How to start a compost pile in 4 steps
Composting can be intimidating, even though it's really very simple. If you're resisting the trend because it seems messy and gross, let us clear the air.
Wed, Oct 19, 2011 at 02:37 PM
Now is the perfect time to start a compost pile. You can do it fancy or simple. And if you know me, you know I always prefer simple. Compost is the most important thing you can use in your garden to improve your land’s fertility (lawn, garden, and landscape), get rid of kitchen and yard waste efficiently, and save time and money. The only science involved is the science of decomposition — when things decompose, they turn into the most potent, valuable fertilizer on the market. Why buy it in the store when you can make it at home for free?
Step 1: Figure out where to put it, and if you need to put it in something.
If you are lucky to live on a nice patch of land, you can simply make a compost pile in a back corner somewhere. You don’t really need a container to make compost. However, if you live on a smaller patch of land, you might want to get a container to keep things looking tidy. I have tried lots of containers over the years. My husband’s favorite is probably the compost tumbler, mainly because he can move it close to the kitchen door in the winter. My favorite container is one I had shipped over from England, mostly because it looks beautiful in my veggie garden. We keep our compost containers right in the veggie patch, since that’s where most weeds and veggie leftovers go in, and where the good black gold comes out. If you live in the city, you probably will want a container. All compost containers (except for the compost tumbler) look kind of like trash cans, but without a bottom, so the good microbes from the soil can get in and do their business. If you have an old trash can lying about, you can just cut off the bottom, and voilà! You have a composter.
Step 2: Start collecting stuff to put on your pile.
From outside the house, you can put weeds (but not poison ivy please), leaves, old dying plant material, and garden waste. From inside the house, you can get a fancy compost bucket for your kitchen sink if you like, or you can just use a bucket or old container to collect kitchen waste. Things to avoid putting on the compost pile include anything toxic, meat, bones, processed foods, dairy, and pet poop. But any other kitchen waste from vegetables or fruits, egg shells, coffee or tea grounds and even the shells of things like clams and crab are good, really good. Take this stuff out to your pile daily, otherwise it starts to decompose inside the house instead of outside the house, and might start to smell. Keep your waste container clean between loads, and you will have a clean-smelling, efficient composting operation set up in your household.

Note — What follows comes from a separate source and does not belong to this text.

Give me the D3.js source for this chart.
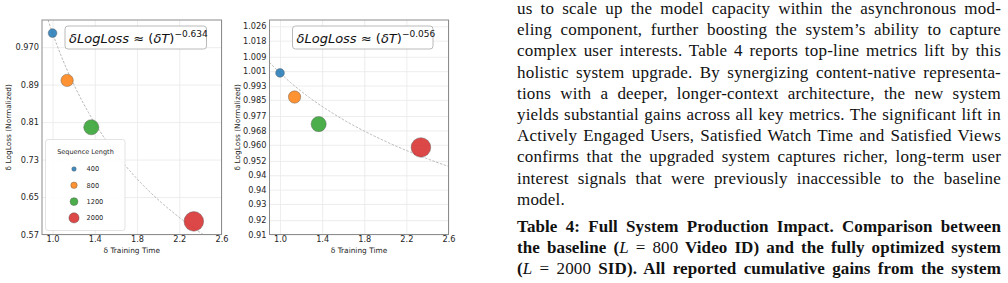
<!DOCTYPE html>
<html>
<head>
<meta charset="utf-8">
<script src="https://cdn.jsdelivr.net/npm/d3@7"></script>
<style>
  html, body { margin: 0; padding: 0; background: #fff; }
  #page { position: relative; width: 1008px; height: 283px; overflow: hidden; }
  #page svg { position: absolute; left: 0; top: 0; }
  .tick text { font-family: "DejaVu Sans", sans-serif; fill: #262626; }
  .para { position: absolute; left: 517px; width: 484px; font-family: "Liberation Serif", serif;
          font-size: 17px; color: #111; white-space: nowrap; letter-spacing: 0.2px; }
  .para.just { text-align: justify; text-align-last: justify; }
  .para.cap { font-weight: bold; letter-spacing: 0.1px; }
  .para .m { font-weight: normal; }
</style>
</head>
<body>
<div id="page"></div>
<script>
// sequence lengths and measured points
var seqLengths = [400, 800, 1200, 2000];
var seqColors = ["#1f77b4", "#ff7f0e", "#2ca02c", "#d62728"];
var trainTime = [1.0, 1.138, 1.367, 2.338];
var lossLeft = [1.000, 0.899, 0.799, 0.598];
var lossRight = [1.000, 0.9866, 0.9715, 0.9585];

// fit exponents
var expLeft = -0.634;
var expRight = -0.056;

// axis ticks
var xTicks = [1.0, 1.4, 1.8, 2.2, 2.6];
var xTickLabels = ["1.0", "1.4", "1.8", "2.2", "2.6"];
var yTicksLeft = [0.57, 0.65, 0.73, 0.81, 0.89, 0.97];
var yTickLabelsLeft = ["0.57", "0.65", "0.73", "0.81", "0.89", "0.970"];
var yTicksRight = [0.910, 0.918, 0.927, 0.935, 0.943, 0.951, 0.960, 0.968, 0.976, 0.985, 0.993, 1.001, 1.009, 1.018, 1.026];
var yTickLabelsRight = ["0.91", "0.92", "0.93", "0.94", "0.94", "0.952", "0.960", "0.968", "0.977", "0.985", "0.993", "1.001", "1.009", "1.018", "1.026"];

var paraLines = [
  "us to scale up the model capacity within the asynchronous mod-",
  "eling component, further boosting the system\u2019s ability to capture",
  "complex user interests. Table 4 reports top-line metrics lift by this",
  "holistic system upgrade. By synergizing content-native representa-",
  "tions with a deeper, longer-context architecture, the new system",
  "yields substantial gains across all key metrics. The significant lift in",
  "Actively Engaged Users, Satisfied Watch Time and Satisfied Views",
  "confirms that the upgraded system captures richer, long-term user",
  "interest signals that were previously inaccessible to the baseline",
  "model."
];
var captionLines = [
  "Table 4: Full System Production Impact. Comparison between",
  "the baseline (<i class='m'>L</i> <span class='m'>= 800</span> Video ID) and the fully optimized system",
  "(<i class='m'>L</i> <span class='m'>= 2000</span> SID). All reported cumulative gains from the system"
];

var page = d3.select("#page");
var svg = page.append("svg").attr("width", 1008).attr("height", 283);

var rScale = d3.scaleSqrt().domain([0, 2000]).range([0, 9.8]);

function drawPanel(opt) {
  var w = opt.right - opt.left, h = opt.bottom - opt.top;
  var x = d3.scaleLinear().domain([0.9, 2.6]).range([0, w]);
  var y = d3.scaleLinear().domain(opt.yDomain).range([h, 0]);

  var g = svg.append("g").attr("transform", "translate(" + opt.left + "," + opt.top + ")");

  // grid
  g.append("g").call(d3.axisLeft(y).tickValues(opt.yTicks).tickSize(-w).tickFormat(""))
    .call(function(s) { s.select(".domain").remove(); s.selectAll("line").attr("stroke", "#e8e8e8").attr("stroke-width", 0.8); });
  g.append("g").attr("transform", "translate(0," + h + ")")
    .call(d3.axisBottom(x).tickValues(xTicks).tickSize(-h).tickFormat(""))
    .call(function(s) { s.select(".domain").remove(); s.selectAll("line").attr("stroke", "#e8e8e8").attr("stroke-width", 0.8); });

  // tick labels
  g.append("g").call(d3.axisLeft(y).tickValues(opt.yTicks).tickSize(0).tickPadding(3)
      .tickFormat(function(d, i) { return opt.yLabels[i]; }))
    .call(function(s) { s.select(".domain").remove(); s.selectAll("text").style("font-size", "8.2px"); });
  g.append("g").attr("transform", "translate(0," + h + ")")
    .call(d3.axisBottom(x).tickValues(xTicks).tickSize(0).tickPadding(2)
      .tickFormat(function(d, i) { return xTickLabels[i]; }))
    .call(function(s) { s.select(".domain").remove(); s.selectAll("text").style("font-size", "8.2px"); });

  // fit curve
  var clipId = "clip" + opt.id;
  g.append("clipPath").attr("id", clipId).append("rect").attr("width", w).attr("height", h);
  var xs = d3.range(0.9, 2.601, 0.01);
  g.append("path")
    .attr("clip-path", "url(#" + clipId + ")")
    .attr("d", d3.line().x(function(d) { return x(d); }).y(function(d) { return y(Math.pow(d, opt.exp)); })(xs))
    .attr("fill", "none").attr("stroke", "#b0b0b0").attr("stroke-width", 0.9)
    .attr("stroke-dasharray", "2.5,1.5");

  // points
  g.selectAll(".pt").data(seqLengths).enter().append("circle")
    .attr("class", "pt")
    .attr("cx", function(d, i) { return x(trainTime[i]); })
    .attr("cy", function(d, i) { return y(opt.values[i]); })
    .attr("r", function(d) { return rScale(d); })
    .attr("fill", function(d, i) { return seqColors[i]; })
    .attr("fill-opacity", 0.85)
    .attr("stroke", "#555").attr("stroke-opacity", 0.8).attr("stroke-width", 0.5);

  // frame
  g.append("rect").attr("width", w).attr("height", h)
    .attr("fill", "none").attr("stroke", "#8c8c8c").attr("stroke-width", 1);

  // annotation box
  var ann = g.append("g").attr("transform", "translate(" + opt.boxX + ",6)");
  ann.append("rect").attr("width", opt.boxW).attr("height", 23).attr("rx", 3)
    .attr("fill", "#fff").attr("stroke", "#a8a8a8").attr("stroke-width", 0.8);
  var t = ann.append("text").attr("x", 4).attr("y", 16.5)
    .style("font-family", "'DejaVu Sans', sans-serif").style("font-size", "13px").attr("fill", "#111");
  t.append("tspan").style("font-style", "italic").text("\u03b4LogLoss");
  t.append("tspan").text(" \u2248 (");
  t.append("tspan").style("font-style", "italic").text("\u03b4T");
  t.append("tspan").text(")");
  t.append("tspan").attr("dy", -5.5).style("font-size", "9px").text("\u2212" + Math.abs(opt.exp).toFixed(3));

  // axis labels
  svg.append("text").attr("x", opt.left + w / 2).attr("y", 253)
    .attr("text-anchor", "middle").style("font-family", "'DejaVu Sans', sans-serif")
    .style("font-size", "7.4px").attr("fill", "#262626").text("\u03b4 Training Time");
  svg.append("text").attr("transform", "translate(" + opt.yLabelX + "," + (opt.top + h / 2) + ") rotate(-90)")
    .attr("text-anchor", "middle").style("font-family", "'DejaVu Sans', sans-serif")
    .style("font-size", "7.4px").attr("fill", "#262626").text("\u03b4 LogLoss (Normalized)");

  return g;
}

var gLeft = drawPanel({ id: "a", left: 42, right: 221.5, top: 20, bottom: 234.5,
  yDomain: [0.57, 1.028], yTicks: yTicksLeft, yLabels: yTickLabelsLeft, values: lossLeft,
  exp: expLeft, boxX: 23, boxW: 141.5, yLabelX: 11 });
drawPanel({ id: "b", left: 269.5, right: 448.5, top: 20, bottom: 234.5,
  yDomain: [0.91, 1.0295], yTicks: yTicksRight, yLabels: yTickLabelsRight, values: lossRight,
  exp: expRight, boxX: 23, boxW: 140.5, yLabelX: 240 });

// legend (left panel)
var leg = gLeft.append("g").attr("transform", "translate(3.5,119.5)");
leg.append("rect").attr("width", 79.5).attr("height", 91).attr("rx", 2.5)
  .attr("fill", "#fff").attr("fill-opacity", 0.85).attr("stroke", "#dcdcdc").attr("stroke-width", 0.8);
leg.append("text").attr("x", 40).attr("y", 14.5).attr("text-anchor", "middle")
  .style("font-family", "'DejaVu Sans', sans-serif").style("font-size", "6.5px").attr("fill", "#262626")
  .text("Sequence Length");
var items = leg.selectAll(".item").data(seqLengths).enter().append("g")
  .attr("class", "item")
  .attr("transform", function(d, i) { return "translate(28.5," + (29.5 + i * 16.3) + ")"; });
items.append("circle").attr("r", function(d) { return rScale(d) * 0.52; })
  .attr("fill", function(d, i) { return seqColors[i]; }).attr("fill-opacity", 0.85)
  .attr("stroke", "#555").attr("stroke-opacity", 0.8).attr("stroke-width", 0.5);
items.append("text").attr("x", 12.5).attr("y", 2.3)
  .style("font-family", "'DejaVu Sans', sans-serif").style("font-size", "6.6px").attr("fill", "#262626")
  .text(function(d) { return d; });

// paper text on the right
var pitch = 21.2;
paraLines.forEach(function(line, i) {
  page.append("div").attr("class", "para" + (i < paraLines.length - 1 ? " just" : ""))
    .style("top", (i * pitch - 2) + "px").style("line-height", pitch + "px").text(line);
});
captionLines.forEach(function(line, i) {
  page.append("div").attr("class", "para just cap")
    .style("top", (216 + i * pitch) + "px").style("line-height", pitch + "px").html(line);
});
</script>
</body>
</html>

Step 3: Wait. Some people, compost connoisseurs, may have all sorts of elaborate rituals and techniques for speeding up the composting process. But it never fails if you just wait. Keep on adding to the top, and in a few months, at the bottom, you will have rich, dark, fertile compost to spread around. (That’s why a lot of composters have little doors at the bottom — no, it’s not for the composting gnomes to get in to do their job! ... Or is it?)
Alas, the peonies are now done blooming, but it just goes to show what a little compost can do!
Step 4: Use it.
If you don’t use it, you won’t lose it ... it just waits for you. And even if you never use it, you’ve already done great work by keeping waste out of the public waste stream. However, compost loves to be used. You can spread it lightly on your lawn to make it greener. You can put it on your veggie patch to make it grow bigger, healthier, stronger veggies. You can put it on your flower beds to make your flowers more luscious and pest-resistant. You can sprinkle it around your houseplants or container plants. You can package it nicely and give it to friends and neighbors.
Compost is an organic gardener’s most powerful tool for raising healthy, pest-free, and beautiful gardens. Now there is nothing stopping you from getting started!